By GEOFF NAIRN

(Published in the Financial Times on September 16, 2009. Read the original here.)

Extracting more value from existing customers is a priority for businesses in the current economic climate – and technology is helping to achieve it.

It uses complex statistical models and algorithms as well as other data mining and analysis tools.

In a recent Forrester Research survey of more than 350 CRM professionals, “improving customer loyalty” was rated as a key priority by 57 per cent of respondents and came second only to “improving the customer experience”.

“You cannot afford to lose any important customers but many companies do not have the processes to identify dissatisfied ones,” says Sam Israelit, a partner at Bain & Company.

This is where predictive analytics can help, by identifying early-warning signs that customers may be unhappy. For example, in the phone industry, where the problem of “customer churn” is pronounced, dissatisfaction becomes obvious when a customer starts forwarding calls to a different number.

“But if you wait for them to set up call-forwarding, it may be too late,” says Colin Shearer, senior vice-president of strategic analytics at SPSS, a leading vendor of data analysis software which recently agreed to be bought by IBM.

Cablecom, Switzerland’s largest cable operator, discovered unhappy customers were most likely to quit after
about nine months. So, it ran a feedback programme targeting people who had been customers for seven months.

The data from the programme was analysed using SPSS software and more than 100 churn indicators identified – their exact nature is a closely guarded secret – but they have enabled the company to identify customers who may be about to leave.

The “customer retention team” is then activated before it’s too late. In pilot studies, the technology has allowed Cablecom to reduce churn rates from 19 per cent to just 2 per cent.

Churn is also a problem in financial services. In 2005, Marks & Spencer Financial Services had to issue chip- based credit cards to its 2.5m customers in the UK. It was worried the disruption would reduce revenues and increase churn. So it used predictive analytics technology from a UK company, Kognitio, to identify the most profitable customers, who were given rewards for fast activation.

Roger Llewellyn, Kognitio chief executive, says the M&S example turned what would have been a “cost sink” –
sending out new cards – into an opportunity to reward customer loyalty and increase cross-selling.

Data analytics also allows businesses to identity customers who are unprofitable or only marginally profitable. Typically, up to 20 per cent are unprofitable but it can be higher – in the 1990s, about 60 per cent of household accounts were loss-making for US banks.

Technology can reduce the cost of serving lesser value customers, by making them use interactive voice
response systems rather than live agents, for example. Some businesses have even “fired” their worst customers.

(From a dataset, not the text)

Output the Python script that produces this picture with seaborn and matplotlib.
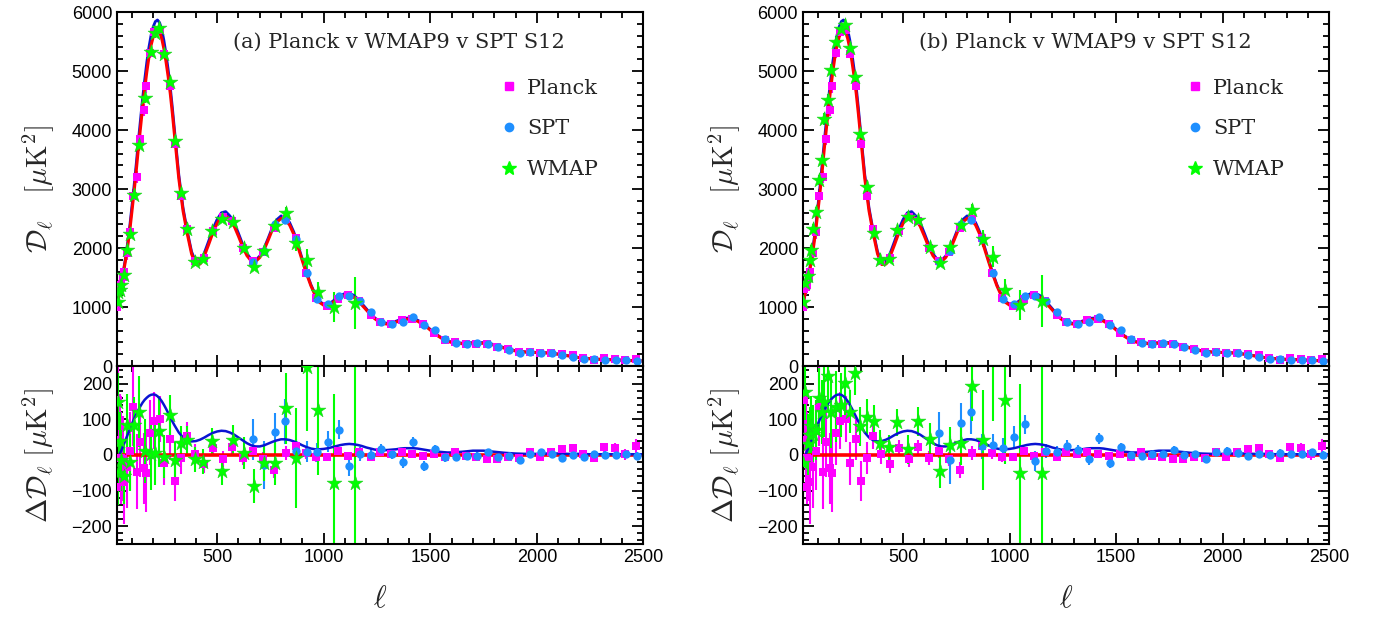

American Express, the credit card company, for example, “invited” a small group of high-risk cardholders to pay off their balance and close their accounts. It offered them $300 if they did so quickly.

But there are dangers: “You have to be sure you have accurately calculated the future profitability of those customers,” says Jeff Gilleland, product marketing manager with SAS, the US business intelligence company.

Other technologies also save businesses money on dealing with customers who expect to be able to speak to a representative if they have a query, complaint or want technical support. Such calls do not generate revenue directly and cost a lot to handle.

“The most expensive channel is when customers call us,” says Chuck Udzinski, consumer services manager at
Black & Decker, the US power tools maker.

Black & Decker now encourages customers to use its website for support rather than the call centre. The system uses web self-service technology from RightNow, a hosted CRM vendor that also supplies Black & Decker’s main CRM system. According to Mr Udzinski, web self-service saves the company $250,000 a year by deflecting tens of thousands of calls.

“The days of the contact centre being just voice are long gone,” says Paul Segre, chief executive of Genesys, the
US specialist in contact centre software.

But if not integrated correctly, low-cost channels can backfire.

Mr Segre gives the example of a customer applying for a mortgage online: if the customer hits problems during the process, the system should recognise this and pop up a window asking if they want to chat or be called by an agent.
“If you offer different ways to contact the business, you can dramatically increase completion rates,” he says. Predictive analytics is thus being used to analyse how customers use websites and to tie them more closely to
other communications channels.

“If I am an existing customer and I am looking at mortgage rates on a website then that intelligence could be harvested and I may receive a call from a mortgage broker,” says Mr Gilleland of SAS.

Predictive analytics can provide much-needed insight into customer behaviour and is no longer a technology reserved for the biggest banks and retail giants. Sofware-as-a-service offerings – Kognitio offers one – and new low-cost data warehouses from the likes of Netezza have put these tools within reach of a much wider market.